| TASK DESCRIPTION |
Transcribe every line exactly and omit anything that is a picture.

| DATA LINES |
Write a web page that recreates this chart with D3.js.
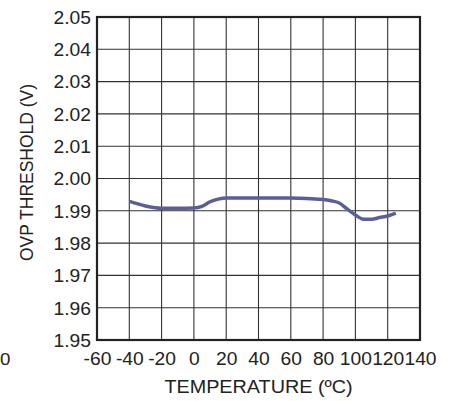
<!DOCTYPE html>
<html>
<head>
<meta charset="utf-8">
<script src="https://cdn.jsdelivr.net/npm/d3@7"></script>
<style>
  body { margin: 0; background: #fff; }
  svg { display: block; font-family: "Liberation Sans", Arial, Helvetica, sans-serif; }
</style>
</head>
<body>
<div id="chart"></div>
<script>
// OVP threshold vs temperature
var temps = [-40, -30, -20, -10, 0, 5, 10, 15, 20, 40, 60, 80, 85, 90, 95, 100, 105, 110, 115, 120, 125];
var ovp = [1.9929, 1.9915, 1.9908, 1.9908, 1.9909, 1.9914, 1.9928, 1.9936, 1.9940, 1.9940, 1.9940,
           1.9935, 1.9931, 1.9924, 1.9905, 1.9887, 1.9874, 1.9874, 1.9879, 1.9884, 1.9893];

var xTicks = [-60, -40, -20, 0, 20, 40, 60, 80, 100, 120, 140];
var yTicks = [1.95, 1.96, 1.97, 1.98, 1.99, 2.00, 2.01, 2.02, 2.03, 2.04, 2.05];

var W = 454, H = 401;
var margin = { top: 17, right: 34, bottom: 61, left: 97 };
var width = W - margin.left - margin.right;
var height = H - margin.top - margin.bottom;
var sx = 1.1; // the reference text is a bit wide

var svg = d3.select('#chart')
  .append('svg')
  .attr('width', W)
  .attr('height', H);

var g = svg.append('g')
  .attr('transform', 'translate(' + margin.left + ',' + margin.top + ')');

var x = d3.scaleLinear().domain([-60, 140]).range([0, width]);
var y = d3.scaleLinear().domain([1.95, 2.05]).range([height, 0]);

// grid
var grid = g.append('g');

grid.selectAll('line.v')
  .data(xTicks.slice(1, -1))
  .enter()
  .append('line')
  .attr('class', 'v')
  .attr('x1', function(d) { return x(d); })
  .attr('x2', function(d) { return x(d); })
  .attr('y1', 0)
  .attr('y2', height)
  .attr('stroke', '#333')
  .attr('stroke-width', 1.1);

grid.selectAll('line.h')
  .data(yTicks.slice(1, -1))
  .enter()
  .append('line')
  .attr('class', 'h')
  .attr('x1', 0)
  .attr('x2', width)
  .attr('y1', function(d) { return y(d); })
  .attr('y2', function(d) { return y(d); })
  .attr('stroke', '#333')
  .attr('stroke-width', 1.1);

// axes (labels only, frame drawn below)
var yAxis = g.append('g')
  .call(d3.axisLeft(y).tickValues(yTicks).tickSize(0).tickPadding(0)
    .tickFormat(function(d) { return d.toFixed(2); }));
yAxis.select('.domain').remove();
yAxis.selectAll('text')
  .attr('x', -5.5)
  .attr('dy', '0.36em')
  .attr('transform', 'scale(' + sx + ',1)')
  .attr('font-size', 17.5)
  .attr('fill', '#222');
yAxis.attr('font-family', null);

var xAxis = g.append('g')
  .attr('transform', 'translate(0,' + height + ')')
  .call(d3.axisBottom(x).tickValues(xTicks).tickSize(0).tickPadding(0)
    .tickFormat(function(d) { return String(d); }));
xAxis.select('.domain').remove();
xAxis.selectAll('text')
  .attr('y', 25)
  .attr('dy', 0)
  .attr('transform', 'scale(' + sx + ',1)')
  .attr('font-size', 17.5)
  .attr('fill', '#222');
xAxis.attr('font-family', null);

// frame
g.append('rect')
  .attr('x', 0)
  .attr('y', 0)
  .attr('width', width)
  .attr('height', height)
  .attr('fill', 'none')
  .attr('stroke', '#222')
  .attr('stroke-width', 2.2);

// curve
var line = d3.line()
  .x(function(d, i) { return x(temps[i]); })
  .y(function(d) { return y(d); })
  .curve(d3.curveMonotoneX);

g.append('path')
  .datum(ovp)
  .attr('d', line)
  .attr('fill', 'none')
  .attr('stroke', '#5b5f99')
  .attr('stroke-width', 3.5);

// axis titles
svg.append('text')
  .attr('transform', 'translate(' + (margin.left + width / 2) + ',393) scale(' + sx + ',1)')
  .attr('text-anchor', 'middle')
  .attr('font-size', 18)
  .attr('fill', '#222')
  .text('TEMPERATURE (ºC)');

svg.append('text')
  .attr('transform', 'translate(33,172.5) rotate(-90) scale(1,1.07)')
  .attr('text-anchor', 'middle')
  .attr('font-size', 17.5)
  .attr('fill', '#222')
  .text('OVP THRESHOLD (V)');

// label left over from the neighbouring chart
svg.append('text')
  .attr('transform', 'translate(0,365) scale(' + sx + ',1)')
  .attr('font-size', 17)
  .attr('fill', '#222')
  .text('0');
</script>
</body>
</html>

| SOLUTION TO THE PROBLEM |
Write a web page that recreates this chart with D3.js.
<!DOCTYPE html>
<html>
<head>
<meta charset="utf-8">
<script src="https://cdn.jsdelivr.net/npm/d3@7"></script>
<style>
  body { margin: 0; background: #fff; }
  svg { display: block; font-family: "Liberation Sans", Arial, Helvetica, sans-serif; }
</style>
</head>
<body>
<div id="chart"></div>
<script>
// OVP threshold vs temperature
var temps = [-40, -30, -20, -10, 0, 5, 10, 15, 20, 40, 60, 80, 85, 90, 95, 100, 105, 110, 115, 120, 125];
var ovp = [1.9929, 1.9915, 1.9908, 1.9908, 1.9909, 1.9914, 1.9928, 1.9936, 1.9940, 1.9940, 1.9940,
           1.9935, 1.9931, 1.9924, 1.9905, 1.9887, 1.9874, 1.9874, 1.9879, 1.9884, 1.9893];

var xTicks = [-60, -40, -20, 0, 20, 40, 60, 80, 100, 120, 140];
var yTicks = [1.95, 1.96, 1.97, 1.98, 1.99, 2.00, 2.01, 2.02, 2.03, 2.04, 2.05];

var W = 454, H = 401;
var margin = { top: 17, right: 34, bottom: 61, left: 97 };
var width = W - margin.left - margin.right;
var height = H - margin.top - margin.bottom;
var sx = 1.1; // the reference text is a bit wide

var svg = d3.select('#chart')
  .append('svg')
  .attr('width', W)
  .attr('height', H);

var g = svg.append('g')
  .attr('transform', 'translate(' + margin.left + ',' + margin.top + ')');

var x = d3.scaleLinear().domain([-60, 140]).range([0, width]);
var y = d3.scaleLinear().domain([1.95, 2.05]).range([height, 0]);

// grid
var grid = g.append('g');

grid.selectAll('line.v')
  .data(xTicks.slice(1, -1))
  .enter()
  .append('line')
  .attr('class', 'v')
  .attr('x1', function(d) { return x(d); })
  .attr('x2', function(d) { return x(d); })
  .attr('y1', 0)
  .attr('y2', height)
  .attr('stroke', '#333')
  .attr('stroke-width', 1.1);

grid.selectAll('line.h')
  .data(yTicks.slice(1, -1))
  .enter()
  .append('line')
  .attr('class', 'h')
  .attr('x1', 0)
  .attr('x2', width)
  .attr('y1', function(d) { return y(d); })
  .attr('y2', function(d) { return y(d); })
  .attr('stroke', '#333')
  .attr('stroke-width', 1.1);

// axes (labels only, frame drawn below)
var yAxis = g.append('g')
  .call(d3.axisLeft(y).tickValues(yTicks).tickSize(0).tickPadding(0)
    .tickFormat(function(d) { return d.toFixed(2); }));
yAxis.select('.domain').remove();
yAxis.selectAll('text')
  .attr('x', -5.5)
  .attr('dy', '0.36em')
  .attr('transform', 'scale(' + sx + ',1)')
  .attr('font-size', 17.5)
  .attr('fill', '#222');
yAxis.attr('font-family', null);

var xAxis = g.append('g')
  .attr('transform', 'translate(0,' + height + ')')
  .call(d3.axisBottom(x).tickValues(xTicks).tickSize(0).tickPadding(0)
    .tickFormat(function(d) { return String(d); }));
xAxis.select('.domain').remove();
xAxis.selectAll('text')
  .attr('y', 25)
  .attr('dy', 0)
  .attr('transform', 'scale(' + sx + ',1)')
  .attr('font-size', 17.5)
  .attr('fill', '#222');
xAxis.attr('font-family', null);

// frame
g.append('rect')
  .attr('x', 0)
  .attr('y', 0)
  .attr('width', width)
  .attr('height', height)
  .attr('fill', 'none')
  .attr('stroke', '#222')
  .attr('stroke-width', 2.2);

// curve
var line = d3.line()
  .x(function(d, i) { return x(temps[i]); })
  .y(function(d) { return y(d); })
  .curve(d3.curveMonotoneX);

g.append('path')
  .datum(ovp)
  .attr('d', line)
  .attr('fill', 'none')
  .attr('stroke', '#5b5f99')
  .attr('stroke-width', 3.5);

// axis titles
svg.append('text')
  .attr('transform', 'translate(' + (margin.left + width / 2) + ',393) scale(' + sx + ',1)')
  .attr('text-anchor', 'middle')
  .attr('font-size', 18)
  .attr('fill', '#222')
  .text('TEMPERATURE (ºC)');

svg.append('text')
  .attr('transform', 'translate(33,172.5) rotate(-90) scale(1,1.07)')
  .attr('text-anchor', 'middle')
  .attr('font-size', 17.5)
  .attr('fill', '#222')
  .text('OVP THRESHOLD (V)');

// label left over from the neighbouring chart
svg.append('text')
  .attr('transform', 'translate(0,365) scale(' + sx + ',1)')
  .attr('font-size', 17)
  .attr('fill', '#222')
  .text('0');
</script>
</body>
</html>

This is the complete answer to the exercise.